Leaving out every picture, retype the lines below from the top through the one that contains "import seaborn as sns".

########################################

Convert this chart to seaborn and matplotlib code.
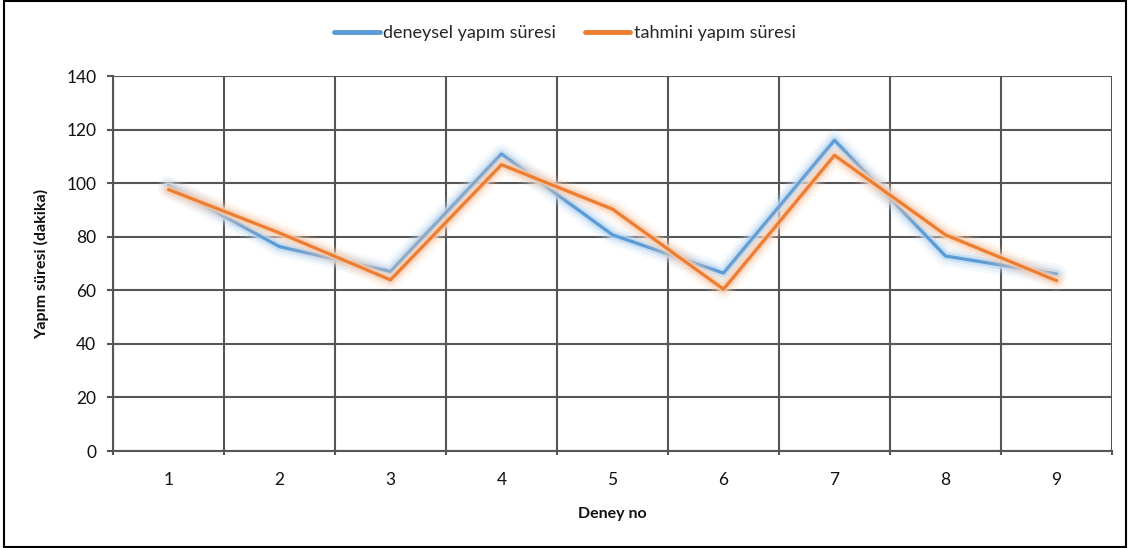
import numpy as np
import pandas as pd
import matplotlib
matplotlib.use("Agg")
import matplotlib.pyplot as plt
import matplotlib.patheffects as pe
from matplotlib.patches import Rectangle
import seaborn as sns

# Data
deney_no = [1, 2, 3, 4, 5, 6, 7, 8, 9]
deneysel = [99.1, 76.3, 67.0, 110.9, 80.7, 66.4, 116.0, 72.8, 66.1]
tahmini = [97.6, 81.4, 63.9, 106.9, 90.3, 60.4, 110.4, 80.7, 63.6]
series_names = ["deneysel yapım süresi", "tahmini yapım süresi"]
y_ticks = [0, 20, 40, 60, 80, 100, 120, 140]

df = pd.DataFrame({
    "Deney no": deney_no * 2,
    "Yapım süresi (dakika)": deneysel + tahmini,
    "Seri": [series_names[0]] * len(deney_no) + [series_names[1]] * len(deney_no),
})

sns.set_theme(style="white")
plt.rcParams["font.family"] = ["Lato", "DejaVu Sans"]

fig = plt.figure(figsize=(11.30, 5.48), dpi=100)
ax = fig.add_axes([113 / 1130, 1 - 451 / 548, (1112 - 113) / 1130, (451 - 76) / 548])

line_colors = ["#5B9BD5", "#ED7D31"]
glow_colors = ["#bcd8f2", "#f8cfb3"]
palette = dict(zip(series_names, line_colors))

sns.lineplot(data=df, x="Deney no", y="Yapım süresi (dakika)", hue="Seri",
             hue_order=series_names, palette=palette, linewidth=2.3, ax=ax,
             legend=True, zorder=3)

# Soft glow around each series line
for line, g in zip(ax.get_lines()[:2], glow_colors):
    line.set_path_effects([
        pe.Stroke(linewidth=15, foreground=g, alpha=0.12),
        pe.Stroke(linewidth=11, foreground=g, alpha=0.22),
        pe.Stroke(linewidth=7, foreground=g, alpha=0.45),
        pe.Stroke(linewidth=4.5, foreground=g, alpha=0.7),
        pe.Normal(),
    ])

ax.set_xlim(0.5, 9.5)
ax.set_ylim(0, 140)
ax.set_xticks(deney_no)
ax.set_xticks(np.arange(0.5, 10, 1), minor=True)
ax.set_yticks(y_ticks)

grid_c = "#555555"
ax.grid(False)
ax.grid(which="minor", axis="x", color=grid_c, linewidth=1.5, zorder=1)
ax.grid(which="major", axis="y", color=grid_c, linewidth=1.5, zorder=1)
ax.set_axisbelow(True)

for s in ["top", "right"]:
    ax.spines[s].set_visible(False)
for s in ["left", "bottom"]:
    ax.spines[s].set_color(grid_c)
    ax.spines[s].set_linewidth(1.5)

ax.tick_params(axis="x", which="major", length=0, pad=15, labelsize=12.5, labelcolor="#111111")
ax.tick_params(axis="x", which="minor", length=3, width=1.5, color=grid_c, bottom=True)
ax.tick_params(axis="y", which="major", length=4, width=1.5, color=grid_c, left=True,
               pad=8, labelsize=12.5, labelcolor="#111111")

ax.set_xlabel("Deney no", fontsize=11.5, fontweight="bold", labelpad=14, color="#111111")
ax.set_ylabel("Yapım süresi (dakika)", fontsize=11.5, fontweight="bold", labelpad=12, color="#111111")

handles, labels = ax.get_legend_handles_labels()
for h in handles:
    h.set_linewidth(3.5)
    h.set_path_effects([])
ax.legend(handles, labels, loc="center", bbox_to_anchor=(0.5, 1 - 33 / 548),
          bbox_transform=fig.transFigure, ncol=2, frameon=False, fontsize=13,
          handlelength=2.5, handletextpad=0.2, columnspacing=1.6)

# Outer frame
fig.patches.append(Rectangle((4 / 1130, 1 / 548), 1122 / 1130, 546 / 548,
                             transform=fig.transFigure, fill=False,
                             edgecolor="black", linewidth=1.5))

fig.savefig("out.png", dpi=100)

########################################

**ANSWER TO THIS TASK:**
Convert this chart to seaborn and matplotlib code.
import numpy as np
import pandas as pd
import matplotlib
matplotlib.use("Agg")
import matplotlib.pyplot as plt
import matplotlib.patheffects as pe
from matplotlib.patches import Rectangle
import seaborn as sns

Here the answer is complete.